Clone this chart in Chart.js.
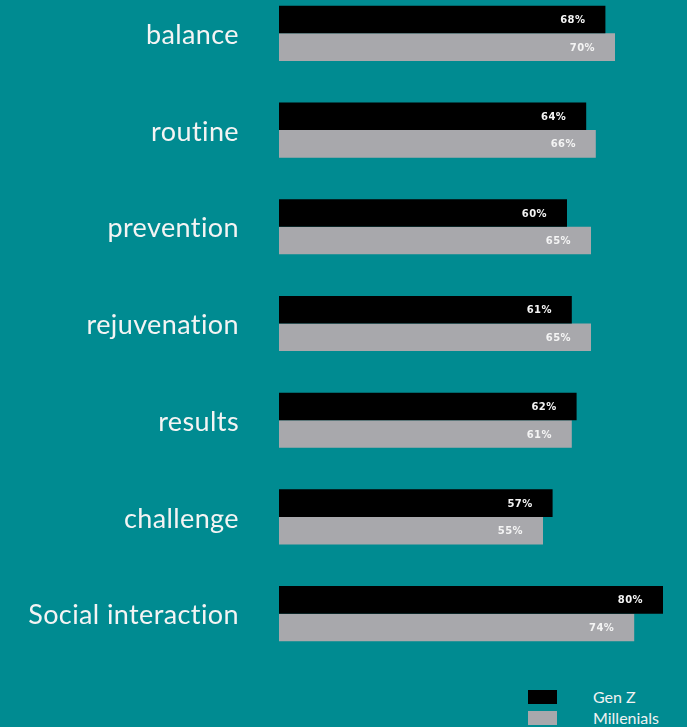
<!DOCTYPE html>
<html lang="en">
<head>
    <meta charset="UTF-8">
    <title>Gen Z vs Millenials</title>
    <style>
        html, body { margin: 0; padding: 0; }
        body { width: 687px; height: 727px; background: #008b91; overflow: hidden; position: relative; font-family: Lato, sans-serif; }
        #wrap { position: absolute; left: 0; top: -15px; width: 687px; height: 677px; }
        #legend { position: absolute; left: 528px; top: 688px; color: #f2f2f2; font-size: 16px; }
        #legend div { height: 21px; line-height: 17px; white-space: nowrap; }
        #legend span { display: inline-block; width: 29px; height: 14px; margin-right: 36px; vertical-align: -1px; }
    </style>
</head>
<body>

    <div id="wrap">
        <canvas id="myChart"></canvas>
    </div>
    <div id="legend"></div>

    <script src="https://cdn.jsdelivr.net/npm/chart.js@4/dist/chart.umd.min.js"></script>

    <script>
        const categories = ['balance', 'routine', 'prevention', 'rejuvenation', 'results', 'challenge', 'Social interaction'];
        const genZ = [68, 64, 60, 61, 62, 57, 80];
        const millenials = [70, 66, 65, 65, 61, 55, 74];
        const seriesNames = ['Gen Z', 'Millenials'];
        const seriesColors = ['#000000', '#a8a8ac'];

        // a little letter spacing (also keeps Lato from joining "ti")
        const spacing = {
            id: 'spacing',
            beforeDraw(chart) { chart.ctx.letterSpacing = '0.4px'; }
        };

        // draws "68%" inside the end of every bar
        const barLabels = {
            id: 'barLabels',
            afterDatasetsDraw(chart) {
                const ctx = chart.ctx;
                ctx.save();
                ctx.font = 'bold 10px "DejaVu Sans"';
                ctx.fillStyle = '#f4f4f4';
                ctx.textAlign = 'right';
                ctx.textBaseline = 'middle';
                chart.data.datasets.forEach((ds, i) => {
                    chart.getDatasetMeta(i).data.forEach((bar, j) => {
                        ctx.fillText(ds.data[j] + '%', bar.x - 20, bar.y + 1);
                    });
                });
                ctx.restore();
            }
        };

        const ctx = document.getElementById('myChart').getContext('2d');

        const chart = new Chart(ctx, {
            type: 'bar',
            data: {
                labels: categories,
                datasets: [{
                    label: seriesNames[0],
                    data: genZ,
                    backgroundColor: seriesColors[0]
                }, {
                    label: seriesNames[1],
                    data: millenials,
                    backgroundColor: seriesColors[1]
                }]
            },
            options: {
                indexAxis: 'y',
                responsive: true,
                maintainAspectRatio: false,
                animation: false,
                layout: { padding: 0 },
                datasets: {
                    bar: { barPercentage: 1, categoryPercentage: 0.57 }
                },
                scales: {
                    x: { display: false, min: 0, max: 85 },
                    y: {
                        grid: { display: false, drawTicks: false },
                        border: { display: false },
                        ticks: {
                            color: '#f4f4f4',
                            padding: 40,
                            labelOffset: 2,
                            font: { family: 'Lato', size: 27 }
                        },
                        afterFit(scale) {
                            scale.width = 279;
                            scale.paddingTop = 0;
                            scale.paddingBottom = 0;
                        }
                    }
                },
                plugins: {
                    legend: { display: false },
                    tooltip: { enabled: false }
                }
            },
            plugins: [spacing, barLabels]
        });

        const legend = document.getElementById('legend');
        chart.data.datasets.forEach(ds => {
            const row = document.createElement('div');
            const box = document.createElement('span');
            box.style.background = ds.backgroundColor;
            row.appendChild(box);
            row.appendChild(document.createTextNode(ds.label));
            legend.appendChild(row);
        });
    </script>

</body>
</html>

The exercise - Write the lines above out again exactly, without any of their pictures.

Correct output -
Clone this chart in Chart.js.
<!DOCTYPE html>
<html lang="en">
<head>
    <meta charset="UTF-8">
    <title>Gen Z vs Millenials</title>
    <style>
        html, body { margin: 0; padding: 0; }
        body { width: 687px; height: 727px; background: #008b91; overflow: hidden; position: relative; font-family: Lato, sans-serif; }
        #wrap { position: absolute; left: 0; top: -15px; width: 687px; height: 677px; }
        #legend { position: absolute; left: 528px; top: 688px; color: #f2f2f2; font-size: 16px; }
        #legend div { height: 21px; line-height: 17px; white-space: nowrap; }
        #legend span { display: inline-block; width: 29px; height: 14px; margin-right: 36px; vertical-align: -1px; }
    </style>
</head>
<body>

    <div id="wrap">
        <canvas id="myChart"></canvas>
    </div>
    <div id="legend"></div>

    <script src="https://cdn.jsdelivr.net/npm/chart.js@4/dist/chart.umd.min.js"></script>

    <script>
        const categories = ['balance', 'routine', 'prevention', 'rejuvenation', 'results', 'challenge', 'Social interaction'];
        const genZ = [68, 64, 60, 61, 62, 57, 80];
        const millenials = [70, 66, 65, 65, 61, 55, 74];
        const seriesNames = ['Gen Z', 'Millenials'];
        const seriesColors = ['#000000', '#a8a8ac'];

        // a little letter spacing (also keeps Lato from joining "ti")
        const spacing = {
            id: 'spacing',
            beforeDraw(chart) { chart.ctx.letterSpacing = '0.4px'; }
        };

        // draws "68%" inside the end of every bar
        const barLabels = {
            id: 'barLabels',
            afterDatasetsDraw(chart) {
                const ctx = chart.ctx;
                ctx.save();
                ctx.font = 'bold 10px "DejaVu Sans"';
                ctx.fillStyle = '#f4f4f4';
                ctx.textAlign = 'right';
                ctx.textBaseline = 'middle';
                chart.data.datasets.forEach((ds, i) => {
                    chart.getDatasetMeta(i).data.forEach((bar, j) => {
                        ctx.fillText(ds.data[j] + '%', bar.x - 20, bar.y + 1);
                    });
                });
                ctx.restore();
            }
        };

        const ctx = document.getElementById('myChart').getContext('2d');

        const chart = new Chart(ctx, {
            type: 'bar',
            data: {
                labels: categories,
                datasets: [{
                    label: seriesNames[0],
                    data: genZ,
                    backgroundColor: seriesColors[0]
                }, {
                    label: seriesNames[1],
                    data: millenials,
                    backgroundColor: seriesColors[1]
                }]
            },
            options: {
                indexAxis: 'y',
                responsive: true,
                maintainAspectRatio: false,
                animation: false,
                layout: { padding: 0 },
                datasets: {
                    bar: { barPercentage: 1, categoryPercentage: 0.57 }
                },
                scales: {
                    x: { display: false, min: 0, max: 85 },
                    y: {
                        grid: { display: false, drawTicks: false },
                        border: { display: false },
                        ticks: {
                            color: '#f4f4f4',
                            padding: 40,
                            labelOffset: 2,
                            font: { family: 'Lato', size: 27 }
                        },
                        afterFit(scale) {
                            scale.width = 279;
                            scale.paddingTop = 0;
                            scale.paddingBottom = 0;
                        }
                    }
                },
                plugins: {
                    legend: { display: false },
                    tooltip: { enabled: false }
                }
            },
            plugins: [spacing, barLabels]
        });

        const legend = document.getElementById('legend');
        chart.data.datasets.forEach(ds => {
            const row = document.createElement('div');
            const box = document.createElement('span');
            box.style.background = ds.backgroundColor;
            row.appendChild(box);
            row.appendChild(document.createTextNode(ds.label));
            legend.appendChild(row);
        });
    </script>

</body>
</html>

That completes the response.